Copy all of the material word for word, except for the pictures.
[Source material start]
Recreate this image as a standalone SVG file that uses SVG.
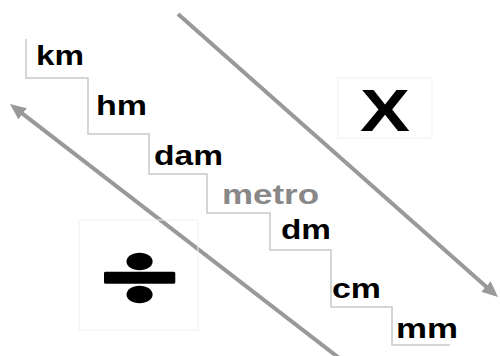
<svg xmlns="http://www.w3.org/2000/svg" width="500" height="356" viewBox="0 0 500 356">
<style>
.u{font-family:"Liberation Sans",Arial,sans-serif;font-weight:bold;font-size:28px;fill:#000}
.g{fill:#888}
.stair{fill:none;stroke:#c8c8c8;stroke-width:1.5}
.arr{stroke:#999;stroke-width:4;fill:none}
.box{fill:none;stroke:#f0f0f0;stroke-width:1}
.sym{font-family:"Liberation Sans",Arial,sans-serif;font-weight:bold;fill:#000}
.div{font-family:Lato,"Liberation Sans",sans-serif;font-weight:900;fill:#000;stroke:#000;stroke-width:3;stroke-linejoin:round}
</style>
<defs>
<marker id="ah" markerUnits="userSpaceOnUse" markerWidth="18" markerHeight="16" refX="6" refY="7" orient="auto">
<path d="M0,0 L16,7 L0,14 z" fill="#999"/>
</marker>
</defs>
<rect width="500" height="356" fill="#fff"/>
<g id="connectors">
<line class="arr" x1="178" y1="14" x2="490.5" y2="290.4" marker-end="url(#ah)"/>
<line class="arr" x1="343" y1="361" x2="17.9" y2="110.1" marker-end="url(#ah)"/>
</g>
<g id="stairs">
<path class="stair" d="M26,39 V78 H88 V134 H149 V174 H207 V213 H270 V250 H331 V307 H392 V345 H450"/>
</g>
<g id="km"><text class="u" x="36" y="65" textLength="48" lengthAdjust="spacingAndGlyphs">km</text></g>
<g id="hm"><text class="u" x="96" y="115" textLength="51" lengthAdjust="spacingAndGlyphs">hm</text></g>
<g id="dam"><text class="u" x="154" y="165" textLength="69" lengthAdjust="spacingAndGlyphs">dam</text></g>
<g id="metro"><text class="u g" x="222" y="204" textLength="97" lengthAdjust="spacingAndGlyphs">metro</text></g>
<g id="dm"><text class="u" x="281" y="239" textLength="50" lengthAdjust="spacingAndGlyphs">dm</text></g>
<g id="cm"><text class="u" x="332" y="298" textLength="49" lengthAdjust="spacingAndGlyphs">cm</text></g>
<g id="mm"><text class="u" x="396" y="338" textLength="62" lengthAdjust="spacingAndGlyphs">mm</text></g>
<g id="multiply">
<rect class="box" x="338" y="78" width="94" height="60"/>
<text class="sym" font-size="59" text-anchor="middle" transform="translate(385,130.5) scale(1.27,1)">X</text>
</g>
<g id="divide">
<rect class="box" x="79" y="220" width="119" height="110"/>
<text class="div" font-size="110" text-anchor="middle" transform="translate(139.5,308.5) scale(1.25,0.85)">÷</text>
</g>
</svg>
[Source material end]
■ **Finished answer**
Recreate this image as a standalone SVG file that uses SVG.
<svg xmlns="http://www.w3.org/2000/svg" width="500" height="356" viewBox="0 0 500 356">
<style>
.u{font-family:"Liberation Sans",Arial,sans-serif;font-weight:bold;font-size:28px;fill:#000}
.g{fill:#888}
.stair{fill:none;stroke:#c8c8c8;stroke-width:1.5}
.arr{stroke:#999;stroke-width:4;fill:none}
.box{fill:none;stroke:#f0f0f0;stroke-width:1}
.sym{font-family:"Liberation Sans",Arial,sans-serif;font-weight:bold;fill:#000}
.div{font-family:Lato,"Liberation Sans",sans-serif;font-weight:900;fill:#000;stroke:#000;stroke-width:3;stroke-linejoin:round}
</style>
<defs>
<marker id="ah" markerUnits="userSpaceOnUse" markerWidth="18" markerHeight="16" refX="6" refY="7" orient="auto">
<path d="M0,0 L16,7 L0,14 z" fill="#999"/>
</marker>
</defs>
<rect width="500" height="356" fill="#fff"/>
<g id="connectors">
<line class="arr" x1="178" y1="14" x2="490.5" y2="290.4" marker-end="url(#ah)"/>
<line class="arr" x1="343" y1="361" x2="17.9" y2="110.1" marker-end="url(#ah)"/>
</g>
<g id="stairs">
<path class="stair" d="M26,39 V78 H88 V134 H149 V174 H207 V213 H270 V250 H331 V307 H392 V345 H450"/>
</g>
<g id="km"><text class="u" x="36" y="65" textLength="48" lengthAdjust="spacingAndGlyphs">km</text></g>
<g id="hm"><text class="u" x="96" y="115" textLength="51" lengthAdjust="spacingAndGlyphs">hm</text></g>
<g id="dam"><text class="u" x="154" y="165" textLength="69" lengthAdjust="spacingAndGlyphs">dam</text></g>
<g id="metro"><text class="u g" x="222" y="204" textLength="97" lengthAdjust="spacingAndGlyphs">metro</text></g>
<g id="dm"><text class="u" x="281" y="239" textLength="50" lengthAdjust="spacingAndGlyphs">dm</text></g>
<g id="cm"><text class="u" x="332" y="298" textLength="49" lengthAdjust="spacingAndGlyphs">cm</text></g>
<g id="mm"><text class="u" x="396" y="338" textLength="62" lengthAdjust="spacingAndGlyphs">mm</text></g>
<g id="multiply">
<rect class="box" x="338" y="78" width="94" height="60"/>
<text class="sym" font-size="59" text-anchor="middle" transform="translate(385,130.5) scale(1.27,1)">X</text>
</g>
<g id="divide">
<rect class="box" x="79" y="220" width="119" height="110"/>
<text class="div" font-size="110" text-anchor="middle" transform="translate(139.5,308.5) scale(1.25,0.85)">÷</text>
</g>
</svg>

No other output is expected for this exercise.